[OS X TeX] TL2008 destroys my geometry

Alain Schremmer schremmer.alain at gmail.com
Sun Jan 4 19:12:46 CET 2009


On Jan 4, 2009, at 12:36 PM, Herbert Schulz wrote:

>
> On Jan 4, 2009, at 11:01 AM, Alain Schremmer wrote:
>
>> On Jan 4, 2009, at 11:37 AM, Peter Dyballa wrote:
>>
>>> you must not dictate how an user typesets his or her documents.  
>>> Particularly foul is to load an input encoding clandestine. This  
>>> will print an u from an input x (or something like that). The  
>>> decision on encodings used belongs to the user, not the package  
>>> author
>>
>> This anarchist agrees. But, the freedom must be real, that is the  
>> decision on encodings must be CLEARLY posed to the user who must  
>> understand it. I for one have no idea what the whole thing is.
>>
>> Best regards
>> --schremmer
>
>
> Howdy,
>
> I assume you are talking about the whole encoding mess.

Yes, but I didn't want to know!!!!
>
> The problem is that once you get past the basic 128 character ASCII  
> set there have been multiple, INCOMPATIBLE ways of representing  
> (encoding) the extended character set; e.g., Mac Roman, Latin 1,  
> UTF-8. The last encoding is the first that seems to have universal  
> acceptance. TeX got around this problem by only using ASCII  
> characters and macros to construct accented character, etc.

First time I understand anything about the mess.

> In LaTeX the inputenc package allows for a translation from the  
> stored encoding to something LaTeX can understand.

Ah!

> There are actually three things that must cooperate. The Editor  
> must save and read the source file in a known encoding so that it  
> can display the extended character set correctly. In TeXShop this  
> is done with a line such as
>
> %%!TEX encoding = UTF-8 Unicode
>
> near the top of the file before saving the file (or changing the  
> default encoding to UTF-8 in TeXShop->Preferences). The second is  
> to tell LaTeX how to interpret the extended character set (i.e.,  
> understand the a certain character number means é) using a line like
>
> \usepackage[utf8]{inputenc}
>
> for UTF-8 encoding. Finally the font you are using must have that  
> character in a certain location in the font file. To do this a line  
> like
>
> \usepackage[T1]{fontenc}
>
> tells LaTeX how to map the particular input code to an actual glyph  
> to be printed with ink onto the paper. Oh, one more thing, the font  
> itself must have the character or a blank glyph will be printed;  
> e.g., the Latin Modern fonts, an extended version of Computer  
> Modern, does have the character while Computer Modern doesn't.
>
> Hope that I've got that right and it's comprehensible.
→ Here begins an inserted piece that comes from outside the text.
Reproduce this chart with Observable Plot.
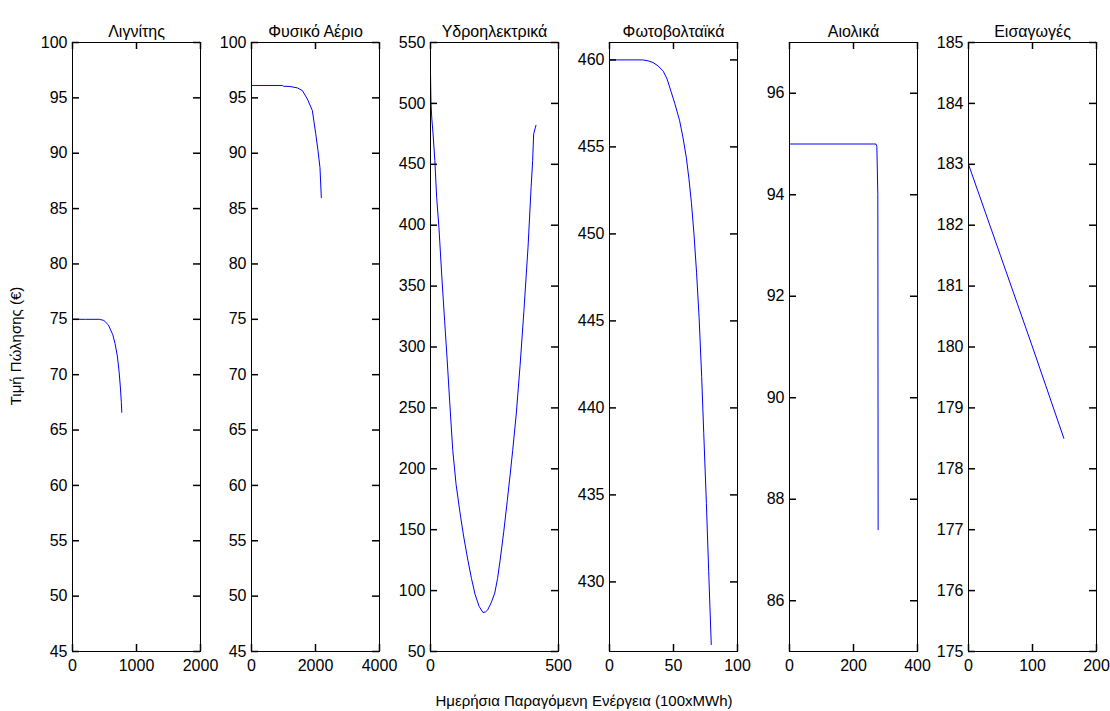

This is the FIRST TIME I have put up with an explanation of the mess  
and I am glad I did.

BUT:

I think that you should now put that explanation, perhaps slightly  
edited, somewhere on the wiki in such a way that it would be one of  
the first things a potential customer would encounter.

And I remain unconvinced, should i suddenly decide to write in  
French, that I would know what to do. Still, it is a worthwhile start.